Arsene is a European Anglophile. While the media debate whether or not the FA Cup has lost its place in our hearts, Wenger has no doubt that its magic still matters, which may be why his Arsenal sides have kept on winning it so often. Wenger manages a multinational team but England's football traditions have certainly got under his skin. The Arsenal boss has changed his mind about emulating the continental innovation of a winter break. "I would cry if you changed that", he has said, citing his love of Boxing Day football as part of the popular tradition of English football.

Obviously, the FA must make this decision on football grounds. It is an important one to get right. Fifty years of hurt still haven't stopped us dreaming, but losing to Iceland this summer while watching Wales march to the semi-finals certainly tested any lingering optimism. Wenger was as gutted as anybody. "This is my second country. I was absolutely on my knees when we lost to Iceland. I couldn't believe it" he said.

The man to turn things around must clearly be chosen on merit. But I wonder if our new Foreign Secretary Boris Johnson - albeit more of a rugger man himself - might be tempted to quietly  suggest in the corridors of footballing power that the appointment could play an unlikely role in helping to get the mood music in place which would help to secure the best Brexit deal for Britain, and for Europe too.

Johnson does have one serious bit of unfinished business from the referendum campaign: to persuade his new boss Theresa May that the commitments made to European nationals in Britain must be honoured in full.  The government should speed up its response and put that guarantee in place. 

Nor should that commitment to 3m of our neighbours and friends be made grudgingly.

So Boris should also come out and back Arsene for the England job, as a very good symbolic way to show that we will continue to celebrate the Europeans here who contribute so much to our society.

British negotiators will be watching the twists and turns of the battle for the Elysee Palace, to see whether Alain Juppe, Nicolas Sarkozy end up as President.
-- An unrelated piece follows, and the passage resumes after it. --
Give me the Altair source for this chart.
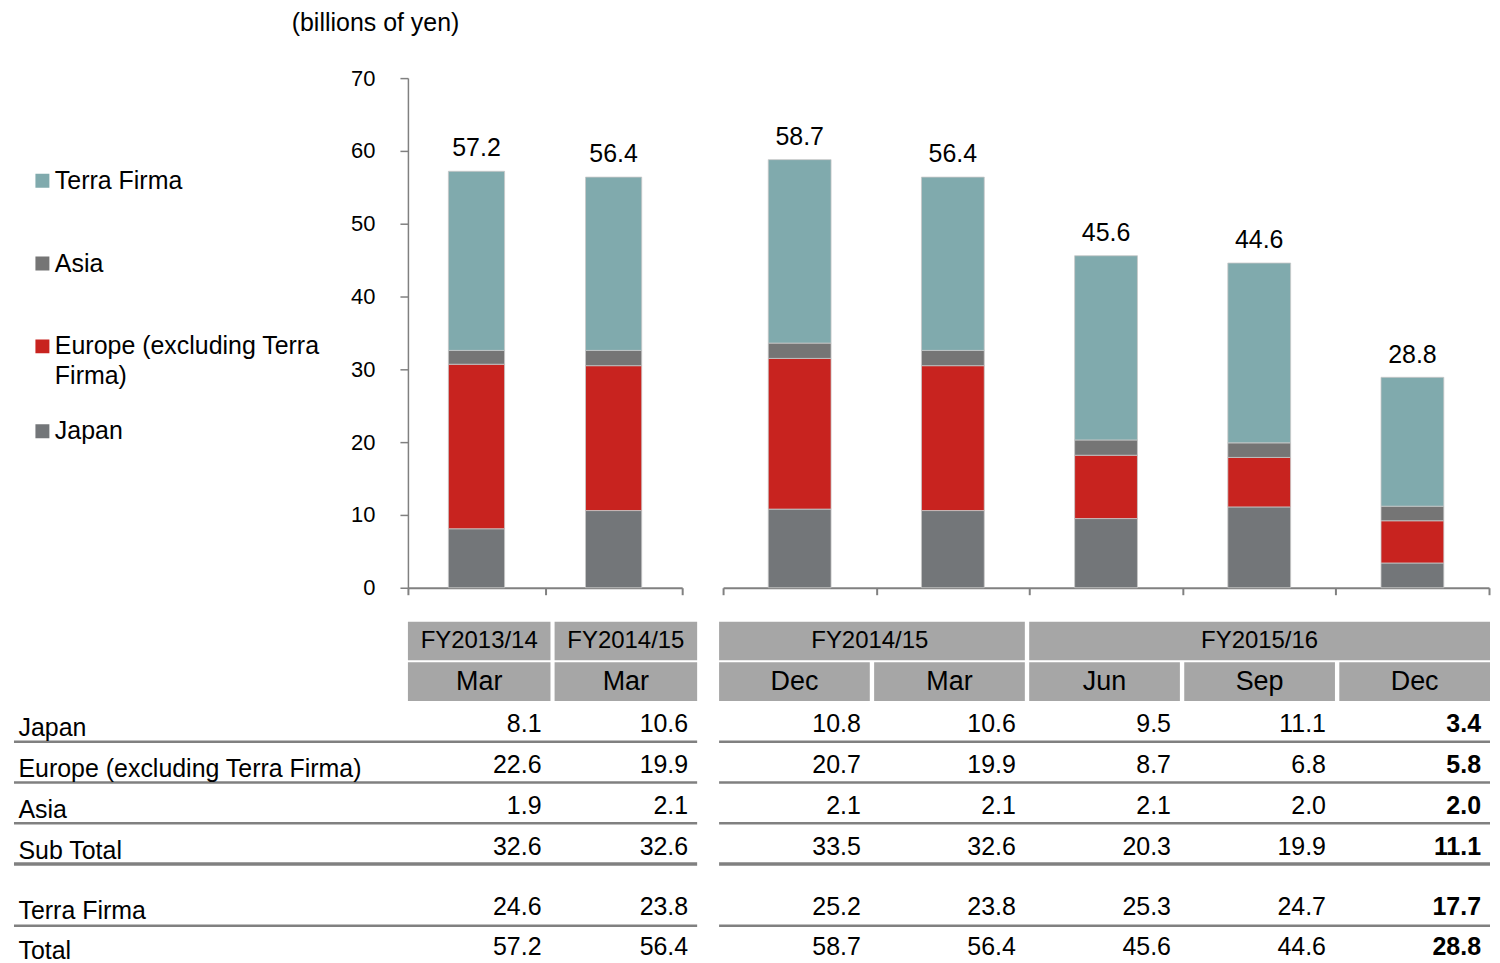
import altair as alt
import pandas as pd

FONT = "Liberation Sans"
GRAY = "#808080"
CELL = "#a6a6a6"
TEXT = "#000000"

# ---------------- data ----------------
fiscal_years = ["FY2013/14", "FY2014/15", "FY2014/15", "FY2014/15", "FY2015/16", "FY2015/16", "FY2015/16"]
months = ["Mar", "Mar", "Dec", "Mar", "Jun", "Sep", "Dec"]
panels = ["L", "L", "R", "R", "R", "R", "R"]
japan = [8.1, 10.6, 10.8, 10.6, 9.5, 11.1, 3.4]
europe = [22.6, 19.9, 20.7, 19.9, 8.7, 6.8, 5.8]
asia = [1.9, 2.1, 2.1, 2.1, 2.1, 2.0, 2.0]
sub_total = [32.6, 32.6, 33.5, 32.6, 20.3, 19.9, 11.1]
terra_firma = [24.6, 23.8, 25.2, 23.8, 25.3, 24.7, 17.7]
total = [57.2, 56.4, 58.7, 56.4, 45.6, 44.6, 28.8]
bold_column = [False, False, False, False, False, False, True]

series_names = ["Japan", "Europe (excluding Terra Firma)", "Asia", "Terra Firma"]  # bottom -> top
series_values = [japan, europe, asia, terra_firma]
series_colors = ["#737679", "#c8231f", "#757575", "#80aaad"]
legend_order = ["Terra Firma", "Asia", "Europe (excluding Terra Firma)", "Japan"]

table_rows = [
    ("Japan", japan),
    ("Europe (excluding Terra Firma)", europe),
    ("Asia", asia),
    ("Sub Total", sub_total),
    ("Terra Firma", terra_firma),
    ("Total", total),
]

# ---------------- tables built from the arrays ----------------
n = len(months)
col_keys = [f"{fiscal_years[i]} {months[i]} #{i}" for i in range(n)]
color_map = dict(zip(series_names, series_colors))


def panel_keys(p):
    return [k for k, q in zip(col_keys, panels) if q == p]


bar_records = []
for i, key in enumerate(col_keys):
    for s_idx, (name, vals) in enumerate(zip(series_names, series_values)):
        bar_records.append(dict(col=key, panel=panels[i], series=name, value=vals[i], stack_order=s_idx))
bar_df = pd.DataFrame(bar_records)
tot_df = pd.DataFrame(dict(col=col_keys, panel=panels, total=total))

val_records = []
for rname, vals in table_rows:
    for i, key in enumerate(col_keys):
        val_records.append(dict(row=rname, col=key, panel=panels[i], text=f"{vals[i]:.1f}", bold=bold_column[i]))
val_df = pd.DataFrame(val_records)

hdr_records = []
for i, key in enumerate(col_keys):
    hdr_records.append(dict(row="hdr2", panel=panels[i], start=key, end=key, label=months[i], anchor=key, band=0.5))
i = 0
while i < n:
    j = i
    while j + 1 < n and fiscal_years[j + 1] == fiscal_years[i] and panels[j + 1] == panels[i]:
        j += 1
    span = col_keys[i:j + 1]
    m = len(span)
    if m % 2:
        anchor, band = span[m // 2], 0.5
    else:
        anchor, band = span[m // 2 - 1], 1.0
    hdr_records.append(dict(row="hdr1", panel=panels[i], start=span[0], end=span[-1],
                            label=fiscal_years[i], anchor=anchor, band=band))
    i = j + 1
hdr_df = pd.DataFrame(hdr_records)


# ---------------- bar panels ----------------
def bar_panel(panel, width, first):
    keys = panel_keys(panel)
    xs = alt.Scale(type="band", domain=keys, paddingInner=0, paddingOuter=0)
    ys = alt.Scale(domain=[0, 70], nice=False)
    xaxis = alt.Axis(title=None, labels=False, tickBand="extent", tickSize=7, tickWidth=2,
                     tickColor=GRAY, domainColor=GRAY, domainWidth=2, grid=False)
    if first:
        yaxis = alt.Axis(values=list(range(0, 71, 10)), title="(billions of yen)", titleAngle=0,
                         titleX=-33, titleY=-56, titleAlign="center", titleBaseline="middle",
                         titleFontSize=25, titleFontWeight="normal", titleColor=TEXT,
                         labelFontSize=22, labelColor=TEXT, labelPadding=25, tickSize=8,
                         tickWidth=1.5, tickColor=GRAY, domainColor=GRAY, domainWidth=1.5, grid=False)
        legend = alt.Legend(title=None, orient="none", legendX=-379, legendY=61.5,
                            symbolType="square", symbolSize=196, symbolStrokeWidth=0,
                            labelFontSize=25, labelColor=TEXT, labelOffset=0, labelLimit=500,
                            clipHeight=83, rowPadding=0, padding=0,
                            labelExpr="datum.label == 'Europe (excluding Terra Firma)' ? "
                                      "['Europe (excluding Terra', 'Firma)'] : datum.label")
    else:
        yaxis = None
        legend = None
    bars = alt.Chart(bar_df[bar_df.panel == panel]).mark_bar(
        width=alt.RelativeBandSize(0.41), stroke="#c8c8c8", strokeWidth=0.8
    ).encode(
        x=alt.X("col:N", scale=xs, axis=xaxis),
        y=alt.Y("value:Q", scale=ys, axis=yaxis, stack="zero"),
        color=alt.Color("series:N", scale=alt.Scale(domain=legend_order,
                                                    range=[color_map[s] for s in legend_order]),
                        legend=legend),
        order=alt.Order("stack_order:Q", sort="ascending"),
    )
    labels = alt.Chart(tot_df[tot_df.panel == panel]).mark_text(
        fontSize=25, color=TEXT, baseline="alphabetic", dy=-15
    ).encode(
        x=alt.X("col:N", scale=xs, axis=xaxis),
        y=alt.Y("total:Q", scale=ys, axis=yaxis),
        text=alt.Text("total:Q", format=".1f"),
    )
    return alt.layer(bars, labels).properties(width=width, height=511)


# ---------------- table panels ----------------
def table_panel(panel, rows, width, height, show_labels, rule_rows, label_offset, text_dy):
    keys = panel_keys(panel)
    xs = alt.Scale(type="band", domain=keys, paddingInner=0.028, paddingOuter=0)
    ys = alt.Scale(type="band", domain=rows, paddingInner=0.05, paddingOuter=0)
    if show_labels:
        yaxis = alt.Axis(title=None, ticks=False, domain=False, labelAlign="left", labelPadding=391,
                         labelFontSize=25, labelColor=TEXT, labelOffset=label_offset, labelLimit=600,
                         labelExpr="indexof(['hdr1','hdr2'], datum.value) >= 0 ? '' : datum.value")
    else:
        yaxis = None
    layers = []
    if "hdr1" in rows:
        hd = hdr_df[hdr_df.panel == panel]
        layers.append(alt.Chart(hd).mark_rect(fill=CELL).encode(
            x=alt.X("start:N", scale=xs, axis=None, bandPosition=0),
            x2=alt.X2("end:N", bandPosition=1),
            y=alt.Y("row:N", scale=ys, axis=yaxis),
        ))
        for (r, b), g in hd.groupby(["row", "band"]):
            fs = 24 if r == "hdr1" else 27
            layers.append(alt.Chart(g).mark_text(fontSize=fs, color=TEXT).encode(
                x=alt.X("anchor:N", scale=xs, axis=None, bandPosition=float(b)),
                y=alt.Y("row:N", scale=ys, axis=yaxis),
                text="label:N",
            ))
    vd = val_df[(val_df.panel == panel) & (val_df.row.isin(rows))]
    for bold in (False, True):
        g = vd[vd.bold == bold]
        if len(g):
            layers.append(alt.Chart(g).mark_text(
                fontSize=25, color=TEXT, align="right", dx=-9, dy=text_dy,
                fontWeight="bold" if bold else "normal",
            ).encode(
                x=alt.X("col:N", scale=xs, axis=None, bandPosition=1),
                y=alt.Y("row:N", scale=ys, axis=yaxis),
                text="text:N",
            ))
    rd = pd.DataFrame({"row": rule_rows})
    x0 = -395 if show_labels else 0
    layers.append(alt.Chart(rd).mark_rule(color=GRAY).encode(
        y=alt.Y("row:N", scale=ys, axis=yaxis, bandPosition=1),
        x=alt.value(x0),
        x2=alt.value(width),
        strokeWidth=alt.condition(alt.datum.row == "Sub Total", alt.value(3.5), alt.value(2.5)),
    ))
    return alt.layer(*layers).properties(width=width, height=height)


rows1 = ["hdr1", "hdr2", "Japan", "Europe (excluding Terra Firma)", "Asia", "Sub Total"]
rules1 = ["Japan", "Europe (excluding Terra Firma)", "Asia", "Sub Total"]
rows2 = ["Terra Firma", "Total"]
rules2 = ["Terra Firma"]

WL_BAR, WR_BAR = 275, 768
WL_TAB, WR_TAB = 290, 773

top = alt.hconcat(bar_panel("L", WL_BAR, True), bar_panel("R", WR_BAR, False),
                  spacing=41, bounds="flush").resolve_scale(color="independent")
t1 = alt.hconcat(table_panel("L", rows1, WL_TAB, 243, True, rules1, 6, 2),
                 table_panel("R", rows1, WR_TAB, 243, False, rules1, 6, 2),
                 spacing=22, bounds="flush")
t2 = alt.hconcat(table_panel("L", rows2, WL_TAB, 78, True, rules2, 4, 0),
                 table_panel("R", rows2, WR_TAB, 78, False, rules2, 4, 0),
                 spacing=22, bounds="flush")
tables = alt.vconcat(t1, t2, spacing=22)

chart = alt.vconcat(top, tables, spacing=23).properties(
    padding={"left": 4, "top": 1, "right": 0, "bottom": 0}
).configure(
    font=FONT, style={"guide-label": {"lineHeight": 30}}
).configure_view(strokeWidth=0)

chart.save("out.html", embed_options={"renderer": "svg", "actions": False})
It is a reminder that other countries face domestic pressures over the negotiations to come too. So the political negotiations will be tough - but we should make sure our social and cultural relations with Europe remain warm.

More than half of Britons voted to leave the political structures of the European Union in June. Most voters on both sides of the referendum had little love of the Brussels institutions, or indeed any understanding of what they do.

But how can we ensure that our European neighbours and friends understand and hear that this was no rejection of them - and that so many of the ways that we engage with our fellow Europeans rom family ties to foreign holidays, the European contributions to making our society that bit better - the baguettes and cappuccinos, cultural links and sporting heroes remain as much loved as ever.

We will see that this weekend when nobody in the golf clubs will be asking who voted Remain and who voted Leave as we cheer on our European team - seven Brits playing in the twelve-strong side, alongside their Spanish, Belgian, German, Irish and Swedish team-mates.

And now another important opportunity to get that message across suddenly presents itself.

Wenger for England. What better post-Brexit commitment to a new Entente Cordiale could we possibly make?

Sunder Katwala is director of British Future and former general secretary of the Fabian Society.